[Work to be completed]
The records below must be output exactly, without pictures.

[Input data]
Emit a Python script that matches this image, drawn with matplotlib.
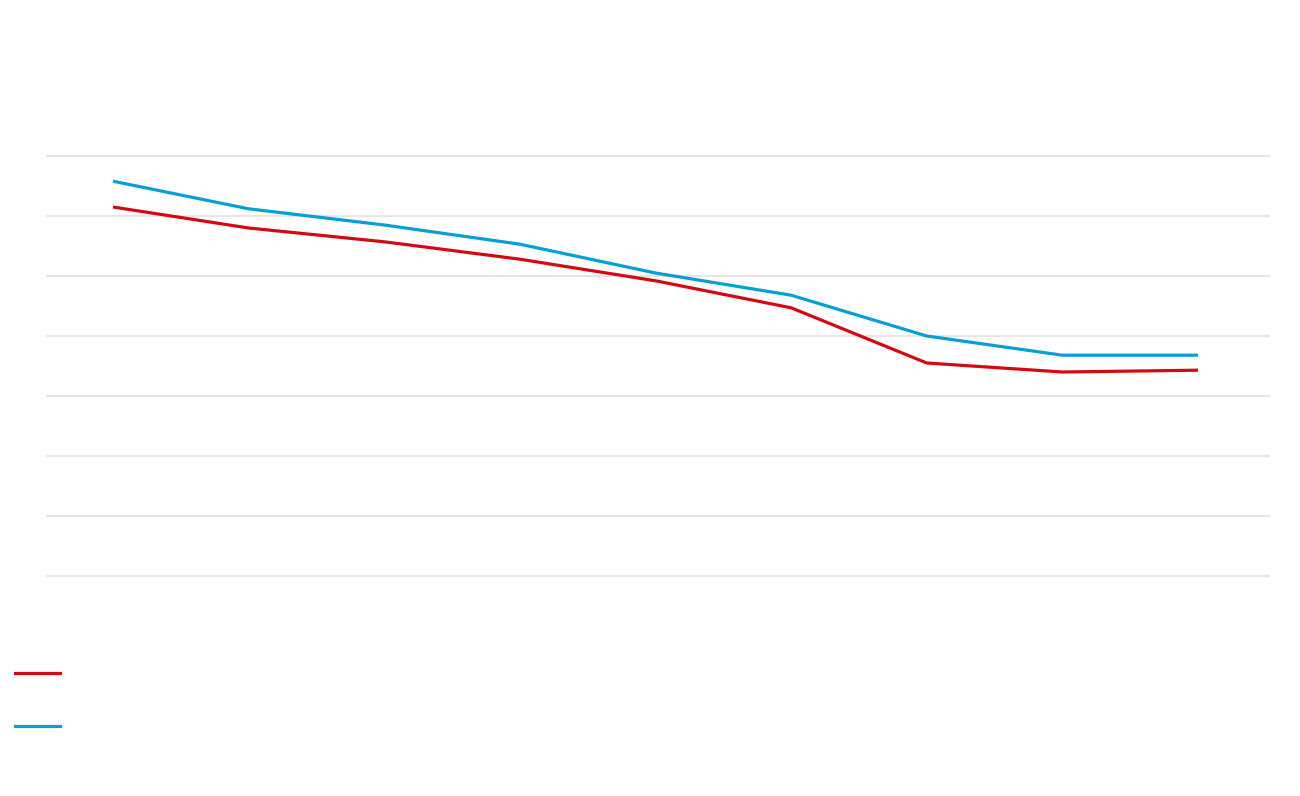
import matplotlib
matplotlib.use("Agg")
import matplotlib.pyplot as plt
from matplotlib.lines import Line2D

categories = ["1", "2", "3", "4", "5", "6", "7", "8", "9"]
series_red = [61.5, 58.0, 55.7, 52.8, 49.2, 44.7, 35.5, 34.0, 34.3]
series_blue = [65.8, 61.2, 58.5, 55.3, 50.5, 46.8, 40.0, 36.8, 36.8]
y_ticks = [0, 10, 20, 30, 40, 50, 60, 70]

RED = "#d20a11"
BLUE = "#079fd6"
GRID = "#e6e6e6"

fig = plt.figure(figsize=(13, 7.96), dpi=100)
ax = fig.add_axes([47 / 1300, 1 - 576 / 796, 1222 / 1300, 420 / 796])

x = list(range(len(categories)))
ax.plot(x, series_red, color=RED, lw=2.3, solid_capstyle="butt", zorder=3)
ax.plot(x, series_blue, color=BLUE, lw=2.3, solid_capstyle="butt", zorder=3)

ax.set_xlim(-0.4866, len(categories) - 1 + 0.5235)
ax.set_ylim(y_ticks[0], y_ticks[-1])
ax.set_yticks(y_ticks)
ax.set_xticks(x)
ax.grid(axis="y", color=GRID, lw=1.6, zorder=0)
for gl in ax.get_ygridlines():
    gl.set_clip_on(False)
ax.tick_params(length=0, labelleft=False, labelbottom=False)
for s in ax.spines.values():
    s.set_visible(False)
ax.set_axisbelow(True)

handles = [Line2D([], [], color=RED, lw=2.3), Line2D([], [], color=BLUE, lw=2.3)]
fig.legend(handles, ["", ""], loc="upper left",
           bbox_to_anchor=(15 / 1300, 1 - 667 / 796),
           frameon=False, fontsize=10, handlelength=3.25,
           borderpad=0, borderaxespad=0, handletextpad=0,
           labelspacing=2.8)

fig.savefig("out.png", dpi=100, facecolor="white")
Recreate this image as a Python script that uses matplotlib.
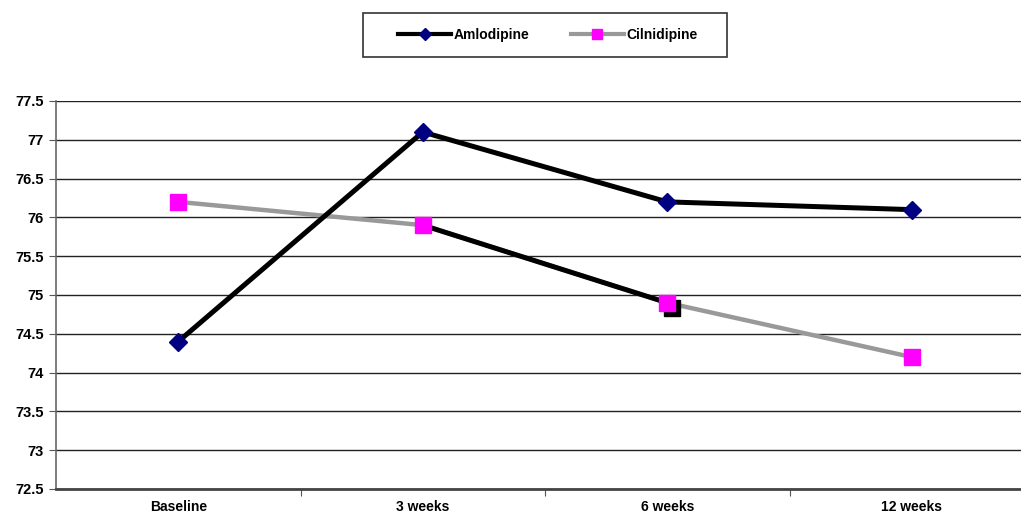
import matplotlib.pyplot as plt
import matplotlib.transforms as mtransforms
from matplotlib.lines import Line2D
from matplotlib.patches import Rectangle

# data
categories = ['Baseline', '3 weeks', '6 weeks', '12 weeks']
amlodipine = [74.4, 77.1, 76.2, 76.1]
cilnidipine = [76.2, 75.9, 74.9, 74.2]
yticks = [72.5, 73, 73.5, 74, 74.5, 75, 75.5, 76, 76.5, 77, 77.5]

plt.rcParams['font.family'] = ['Liberation Sans', 'DejaVu Sans']
plt.rcParams['font.weight'] = 'bold'

W, H = 1021, 516
fig = plt.figure(figsize=(W / 100, H / 100), dpi=100)
ax = fig.add_axes([56 / W, 27 / H, 978 / W, 388 / H])

x = list(range(len(categories)))

for yv in yticks:
    ax.axhline(yv, color='#222222', lw=1.0, zorder=1)

# cilnidipine (gray) with the stray black overlay between 3 and 6 weeks
ax.plot(x, cilnidipine, color='#999999', lw=3.2, zorder=2, solid_capstyle='butt')
ax.plot(x[1:3], cilnidipine[1:3], color='black', lw=3.6, zorder=3)
shifted = mtransforms.offset_copy(ax.transData, fig=fig, x=5, y=-5, units='dots')
ax.plot([x[2]], [cilnidipine[2]], 's', color='black', ms=11, transform=shifted, zorder=3)
ax.plot(x, cilnidipine, 's', color='#ff00ff', ms=11.5, mec='#ff00ff', zorder=4)

ax.plot(x, amlodipine, color='black', lw=3.6, zorder=5,
        marker='D', ms=9.5, mfc='#000080', mec='#000080')

ax.set_xlim(-0.5, 3.5)
ax.set_ylim(72.5, 77.5)
ax.set_yticks(yticks)
ax.set_yticklabels([f'{v:g}' for v in yticks], fontsize=10.5, fontweight='bold')
ax.set_xticks([0.5, 1.5, 2.5], minor=False)
ax.set_xticklabels([])
ax.set_xticks(x, minor=True)
ax.set_xticklabels(categories, minor=True, fontsize=10, fontweight='bold')
ax.tick_params(axis='x', which='minor', length=0, pad=8)
ax.tick_params(axis='x', which='major', length=5, color='#555555', direction='out')
ax.tick_params(axis='y', length=5, color='#555555', direction='out', pad=4)

for side in ['top', 'right']:
    ax.spines[side].set_visible(False)
ax.spines['left'].set_color('#666666')
ax.spines['left'].set_linewidth(1.2)
ax.spines['bottom'].set_color('#444444')
ax.spines['bottom'].set_linewidth(2)

# legend box drawn separately so its width matches the reference
fig.patches.append(Rectangle((363 / W, 1 - 57 / H), 364 / W, 44 / H,
                             transform=fig.transFigure, fill=False,
                             edgecolor='#333333', lw=1.2))
handles = [
    Line2D([], [], color='black', lw=3, marker='D', ms=6.5, mfc='#000080', mec='#000080'),
    Line2D([], [], color='#999999', lw=3, marker='s', ms=7.5, mfc='#ff00ff', mec='#ff00ff'),
]
fig.legend(handles, ['Amlodipine', 'Cilnidipine'], ncol=2,
           loc='center', bbox_to_anchor=(548 / W, 1 - 35 / H),
           frameon=False, prop={'size': 10, 'weight': 'bold'},
           handlelength=3.8, columnspacing=3.0, handletextpad=0.2,
           borderaxespad=0)

fig.savefig('out.png', dpi=100)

[Exercise response]
Emit a Python script that matches this image, drawn with matplotlib.
import matplotlib
matplotlib.use("Agg")
import matplotlib.pyplot as plt
from matplotlib.lines import Line2D

categories = ["1", "2", "3", "4", "5", "6", "7", "8", "9"]
series_red = [61.5, 58.0, 55.7, 52.8, 49.2, 44.7, 35.5, 34.0, 34.3]
series_blue = [65.8, 61.2, 58.5, 55.3, 50.5, 46.8, 40.0, 36.8, 36.8]
y_ticks = [0, 10, 20, 30, 40, 50, 60, 70]

RED = "#d20a11"
BLUE = "#079fd6"
GRID = "#e6e6e6"

fig = plt.figure(figsize=(13, 7.96), dpi=100)
ax = fig.add_axes([47 / 1300, 1 - 576 / 796, 1222 / 1300, 420 / 796])

x = list(range(len(categories)))
ax.plot(x, series_red, color=RED, lw=2.3, solid_capstyle="butt", zorder=3)
ax.plot(x, series_blue, color=BLUE, lw=2.3, solid_capstyle="butt", zorder=3)

ax.set_xlim(-0.4866, len(categories) - 1 + 0.5235)
ax.set_ylim(y_ticks[0], y_ticks[-1])
ax.set_yticks(y_ticks)
ax.set_xticks(x)
ax.grid(axis="y", color=GRID, lw=1.6, zorder=0)
for gl in ax.get_ygridlines():
    gl.set_clip_on(False)
ax.tick_params(length=0, labelleft=False, labelbottom=False)
for s in ax.spines.values():
    s.set_visible(False)
ax.set_axisbelow(True)

handles = [Line2D([], [], color=RED, lw=2.3), Line2D([], [], color=BLUE, lw=2.3)]
fig.legend(handles, ["", ""], loc="upper left",
           bbox_to_anchor=(15 / 1300, 1 - 667 / 796),
           frameon=False, fontsize=10, handlelength=3.25,
           borderpad=0, borderaxespad=0, handletextpad=0,
           labelspacing=2.8)

fig.savefig("out.png", dpi=100, facecolor="white")
Recreate this image as a Python script that uses matplotlib.
import matplotlib.pyplot as plt
import matplotlib.transforms as mtransforms
from matplotlib.lines import Line2D
from matplotlib.patches import Rectangle

# data
categories = ['Baseline', '3 weeks', '6 weeks', '12 weeks']
amlodipine = [74.4, 77.1, 76.2, 76.1]
cilnidipine = [76.2, 75.9, 74.9, 74.2]
yticks = [72.5, 73, 73.5, 74, 74.5, 75, 75.5, 76, 76.5, 77, 77.5]

plt.rcParams['font.family'] = ['Liberation Sans', 'DejaVu Sans']
plt.rcParams['font.weight'] = 'bold'

W, H = 1021, 516
fig = plt.figure(figsize=(W / 100, H / 100), dpi=100)
ax = fig.add_axes([56 / W, 27 / H, 978 / W, 388 / H])

x = list(range(len(categories)))

for yv in yticks:
    ax.axhline(yv, color='#222222', lw=1.0, zorder=1)

# cilnidipine (gray) with the stray black overlay between 3 and 6 weeks
ax.plot(x, cilnidipine, color='#999999', lw=3.2, zorder=2, solid_capstyle='butt')
ax.plot(x[1:3], cilnidipine[1:3], color='black', lw=3.6, zorder=3)
shifted = mtransforms.offset_copy(ax.transData, fig=fig, x=5, y=-5, units='dots')
ax.plot([x[2]], [cilnidipine[2]], 's', color='black', ms=11, transform=shifted, zorder=3)
ax.plot(x, cilnidipine, 's', color='#ff00ff', ms=11.5, mec='#ff00ff', zorder=4)

ax.plot(x, amlodipine, color='black', lw=3.6, zorder=5,
        marker='D', ms=9.5, mfc='#000080', mec='#000080')

ax.set_xlim(-0.5, 3.5)
ax.set_ylim(72.5, 77.5)
ax.set_yticks(yticks)
ax.set_yticklabels([f'{v:g}' for v in yticks], fontsize=10.5, fontweight='bold')
ax.set_xticks([0.5, 1.5, 2.5], minor=False)
ax.set_xticklabels([])
ax.set_xticks(x, minor=True)
ax.set_xticklabels(categories, minor=True, fontsize=10, fontweight='bold')
ax.tick_params(axis='x', which='minor', length=0, pad=8)
ax.tick_params(axis='x', which='major', length=5, color='#555555', direction='out')
ax.tick_params(axis='y', length=5, color='#555555', direction='out', pad=4)

for side in ['top', 'right']:
    ax.spines[side].set_visible(False)
ax.spines['left'].set_color('#666666')
ax.spines['left'].set_linewidth(1.2)
ax.spines['bottom'].set_color('#444444')
ax.spines['bottom'].set_linewidth(2)

# legend box drawn separately so its width matches the reference
fig.patches.append(Rectangle((363 / W, 1 - 57 / H), 364 / W, 44 / H,
                             transform=fig.transFigure, fill=False,
                             edgecolor='#333333', lw=1.2))
handles = [
    Line2D([], [], color='black', lw=3, marker='D', ms=6.5, mfc='#000080', mec='#000080'),
    Line2D([], [], color='#999999', lw=3, marker='s', ms=7.5, mfc='#ff00ff', mec='#ff00ff'),
]
fig.legend(handles, ['Amlodipine', 'Cilnidipine'], ncol=2,
           loc='center', bbox_to_anchor=(548 / W, 1 - 35 / H),
           frameon=False, prop={'size': 10, 'weight': 'bold'},
           handlelength=3.8, columnspacing=3.0, handletextpad=0.2,
           borderaxespad=0)

fig.savefig('out.png', dpi=100)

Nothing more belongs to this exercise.